In a debate challenging educational thinkers around the world to improve the education of children generally, there are different points of view about how best to help children succeed. Is it the child’s natural in-born talent that makes the difference (as we have long believed), is it the school they go to, or is it the teacher or the parent who pushes their child to excel?
Barack Obama credits his mother with pushing him, caring about his education, taking no lip, teaching him right from wrong and insisting he use his abilities.
In the same month as President Obama gave his rallying call for education, Alan Milburn, MP and chairman of the UK Government’s panel on social mobility, delivered his report Unleashing Aspiration. He too spoke of the key role parents can play claiming “Parental interest in a child’s education has four times more influence on attainment by age 16 than does socio-economic background”.
‘Pushy parents’ make a difference in education for all children, but those with high incomes have additional advantage, they can buy extra tuition or move near a good school to guarantee a place.
Parents should push but the school their children go to makes a difference. “A good school”, Mr Milburn says, “opens the door to a good career. Generations of low and middle income young people will miss out unless we do more to close the educational attainment gap in schools”. He is an advocate for paying schools according to the progress their pupils make, providing an incentive to drive up standards and improve pupil’s outcomes.
The argument in support of special programs for gifted and talented students begins with a different premise but arrives at the same overall goal of improving schools.
In the UK Young, Gifted and Talented is a national program providing extra educational support for those who excel in one or more academic subjects, like language and mathmetics, learn faster than others in their year group or may have high potential but are underachieving. Or they are talented, with practical skills in areas like sport, music, design or creative and performing arts. Skills like leadership, decision-making, and organisation are also taken into account when identifying and providing for gifted and talented children.
The national champion of gifted and talented learners in the UK, John Stannard, sees benefits to schools as a whole from a systematic focus on providing successfully for able, gifted and talented learners: lifting standards and expectations for all; more optimistic and challenging learning and teaching; increased opportunity through curriculum enrichment; positive and creative impact on school climate; increasing parental commitment.
What able children can do, he says, is a good guide to what should be an entitlement for everyone. A curriculum pitched only at the average, he says, is unlikely to serve anyone’s interests well.
Surely the aim should be to devise schools that both challenge the ablest and push the less able to achieve their best. Whether the goal is to develop unfulfilled talent or skills to compete in the modern labour marketplace, good schools for all – staffed with skilled teachers who work in partnership with parents – are needed to educate young people successfully.
If we get the system right we still need to monitor the motivation of the individual child. It is the teacher in the classroom who is best placed to identify talent and motivate unengaged minds in partnership with a pushy parent. But the child is central in this partnership.

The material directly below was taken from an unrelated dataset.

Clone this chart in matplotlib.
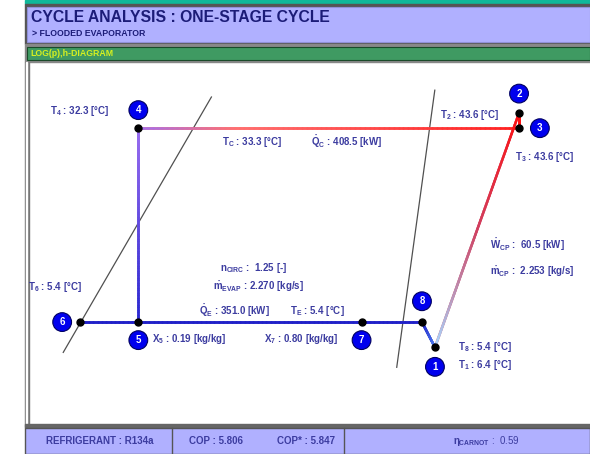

My eight-year-old grandson’s parent teacher interview – a process usually undertaken without the child present – underwent a transformation recently with the school encouraging the child to opt-in and express their views. It proved to be a powerful experience for all involved. The teacher learned things about the child she wasn’t aware of. The boy heard his teacher and parents suggest a course of action which gave the agreement more weight in his eyes. He was happy to be included and turned over a new leaf the next day. It demonstrated how powerful a partnership between a teacher and parents with a child could be.
Dr Patricia Edgar is an author, television producer, educator and founding director of the Australian Children’s Television Foundation. Her latest book is The New Child: In search of smarter grown-ups.